Estamos a mediados de julio; la mitad de España está de vacaciones y la otra mitad está deseando cogerlas.

El turismo veraniego es una de las grandes conquistas sociales hecha certeza en la transformación que nos llevó de la clase obrera a la clase media; un producto del que extraer beneficio. Nuestro país se enamoró del verano e hizo de él una industria poderosa. En estas fechas, todos los destinos elegidos son cautivadores, pero los pueblos poseen algo que, aunque no es de su exclusividad propia, sí lo es su manera de hacerlo perdurable.

A mis años, estoy en el momento adecuado para entender algunas circunstancias de la vida, como cuál es el camino hacia la libertad más allá de lo que esperan los demás de nosotros mismos. Como bien sabemos, ya desde nuestra infancia descubrimos que los veranos poseen la cualidad que nos proporciona la tranquilidad, en muchos casos, lejos de las responsabilidades opresoras de la vida cotidiana.

Esas noches de plaza y de amigos, de correrías por calles que hacen de la sombra su misterio; el despertar de una emoción olvidada y tan necesaria: la de sentirse vivos

Tengo muchos recuerdos de esta época del año en la que nos encontramos, pero hay uno que guardo con ternura y nostalgia: cuando era niña, le pedía a mi padre que apeara el coche en la plaza de mi pueblo para, desde allí, salir corriendo, por las calles aún sin asfaltar, hasta la casa de mis abuelos y ser la primera en abrazarlos. Se trataba de una rutina con la que daba comienzo cada verano.

La intensidad de los días se multiplica allí donde suceden las cosas dignas de ser recordadas: las jornadas inflaman los mercurios y nos asfixian en determinados momentos, pero, cuando llega el ocaso, la vehemencia del sol se calma; uno de los momentos más hermosos del día, que, si eres capaz de observarlo sin el hábito del miedo y sin los horizontes imposibles de alcanzar que ofrecen las urbes, serás partícipe de su embriagadora tranquilidad, del sosiego que aporta a quien lo observa en el privilegio de la anchura de los campos de los que hablaba Machado. Bien lo sabe también el que madruga y, sin embargo, observa sin urgencia los amaneceres donde todo nace.
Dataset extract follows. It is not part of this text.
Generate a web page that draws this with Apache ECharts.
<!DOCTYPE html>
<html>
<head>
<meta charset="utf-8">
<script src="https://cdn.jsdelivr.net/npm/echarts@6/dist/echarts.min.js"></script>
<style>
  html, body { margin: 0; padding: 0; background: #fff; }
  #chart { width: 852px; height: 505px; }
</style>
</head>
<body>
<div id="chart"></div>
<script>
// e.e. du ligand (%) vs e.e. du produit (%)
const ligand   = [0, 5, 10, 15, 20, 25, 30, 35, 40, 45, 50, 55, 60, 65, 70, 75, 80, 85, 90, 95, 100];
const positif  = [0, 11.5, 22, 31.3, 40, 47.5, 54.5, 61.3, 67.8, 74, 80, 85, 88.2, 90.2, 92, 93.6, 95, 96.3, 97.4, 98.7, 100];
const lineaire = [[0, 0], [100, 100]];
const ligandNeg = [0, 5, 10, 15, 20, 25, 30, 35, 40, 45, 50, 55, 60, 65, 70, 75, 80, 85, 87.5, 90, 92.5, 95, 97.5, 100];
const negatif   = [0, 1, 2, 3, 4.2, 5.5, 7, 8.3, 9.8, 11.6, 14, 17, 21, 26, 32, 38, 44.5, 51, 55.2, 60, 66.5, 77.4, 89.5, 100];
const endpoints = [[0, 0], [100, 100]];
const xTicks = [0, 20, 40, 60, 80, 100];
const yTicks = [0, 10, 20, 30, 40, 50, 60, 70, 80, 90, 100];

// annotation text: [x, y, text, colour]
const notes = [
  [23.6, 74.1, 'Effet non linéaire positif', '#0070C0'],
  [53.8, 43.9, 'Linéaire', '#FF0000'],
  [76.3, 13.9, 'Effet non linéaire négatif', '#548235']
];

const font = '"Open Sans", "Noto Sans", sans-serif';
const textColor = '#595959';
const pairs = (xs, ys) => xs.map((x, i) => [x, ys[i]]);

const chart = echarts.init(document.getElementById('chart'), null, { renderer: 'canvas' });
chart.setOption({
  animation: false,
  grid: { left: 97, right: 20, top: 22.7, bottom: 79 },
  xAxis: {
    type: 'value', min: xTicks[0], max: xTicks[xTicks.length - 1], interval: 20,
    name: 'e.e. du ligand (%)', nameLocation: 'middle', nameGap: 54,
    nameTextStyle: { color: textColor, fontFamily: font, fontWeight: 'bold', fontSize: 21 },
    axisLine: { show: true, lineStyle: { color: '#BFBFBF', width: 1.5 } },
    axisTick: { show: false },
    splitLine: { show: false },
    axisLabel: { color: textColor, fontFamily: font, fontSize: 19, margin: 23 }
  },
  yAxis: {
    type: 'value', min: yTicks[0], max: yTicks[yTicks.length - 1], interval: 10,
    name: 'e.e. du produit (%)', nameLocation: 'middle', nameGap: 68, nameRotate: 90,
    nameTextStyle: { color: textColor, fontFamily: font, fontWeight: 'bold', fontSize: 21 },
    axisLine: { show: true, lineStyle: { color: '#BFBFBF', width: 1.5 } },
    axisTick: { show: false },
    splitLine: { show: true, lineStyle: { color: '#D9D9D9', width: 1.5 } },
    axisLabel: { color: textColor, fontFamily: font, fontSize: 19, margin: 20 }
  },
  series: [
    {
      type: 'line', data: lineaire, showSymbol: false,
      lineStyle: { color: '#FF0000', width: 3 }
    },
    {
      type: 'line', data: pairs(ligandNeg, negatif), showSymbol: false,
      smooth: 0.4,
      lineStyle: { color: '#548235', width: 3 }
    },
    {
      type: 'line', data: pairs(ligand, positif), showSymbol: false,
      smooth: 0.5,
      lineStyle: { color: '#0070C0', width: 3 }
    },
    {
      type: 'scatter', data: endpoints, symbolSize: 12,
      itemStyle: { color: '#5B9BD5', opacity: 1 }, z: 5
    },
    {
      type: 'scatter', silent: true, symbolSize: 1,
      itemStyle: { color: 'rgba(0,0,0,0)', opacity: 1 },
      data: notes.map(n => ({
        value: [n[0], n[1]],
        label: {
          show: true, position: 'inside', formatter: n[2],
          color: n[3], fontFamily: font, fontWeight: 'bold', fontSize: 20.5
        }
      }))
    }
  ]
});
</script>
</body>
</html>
Ambos momentos hablan de sus ritmos, de sus colores y de su, en definitiva, plenitud, con una belleza que solo es descrita desde el poder de la imagen. Y no hay amanecer ni atardecer idéntico a otros.

La llegada de la noche, acompañada por lunas, en ocasiones, fascinantes, ofrece recomponerse del calor seco de Castilla al oriundo y al foráneo. Noches que avivan el sentimiento de libertad y dejan su poso en la memoria a la que acudiríamos en reiteradas ocasiones para recuperar parte de nuestra niñez. Esas noches de plaza y de amigos, de correrías por calles que hacen de la sombra su misterio; el despertar de una emoción olvidada y tan necesaria: la de sentirse vivos. Al regresar a dichas vivencias retornan las risas, la complicidad, el compañerismo, los momentos íntimos que eliges pasar con quienes más deseas. Era emocionante contemplar las constelaciones -abiertas en el cielo de nuestro pueblo para nosotros-, estar tumbada junto a las amigas, con las pupilas llenas de firmamento, mientras contábamos secretos y pedíamos deseos, aprovechando el paso fugaz de las estrellas; el paso fugaz de los años. Unos recuerdos que, por su intensidad, poseen el poder evocador de regresar a ese justo ahora inviable, fuera de los mismos; tus abuelos, su casa, el pueblo, la niñez personada de nuevo en el cielo imperturbable al que regresar año tras año. Ahora comprendo que el hechizo de todos aquellos momentos residía en su plenitud: instantes en los que tenías la certeza de no necesitar nada más que la propia vida.

La felicidad hace casa en las cosas más sencillas. Puede ser nada, siéndolo todo. Ese todo que olvidamos en la urgencia de la cotidianidad. Hace el verano acopio de sus noches y las entrega al que sabe hacer presente en ellas.

Abrid la memoria y ved adónde os lleva el rumor de aquellos días. El recogimiento que te hace sentir la viveza del roce de la brisa sobre el rostro, el olor a petricor, el sonido de la naturaleza... para ello, hay que mostrar esa actitud de asombro, curiosidad e incertidumbre olvidada, premisa de la humildad hallada en lo puro; esa con la que los niños descubren el mundo.

No creo que haya nada más fabuloso y dulce para un ser humano que vivir un verano en un pueblo español, teniendo cada uno su historia: esa que leemos, esa que soñamos, esa que creamos.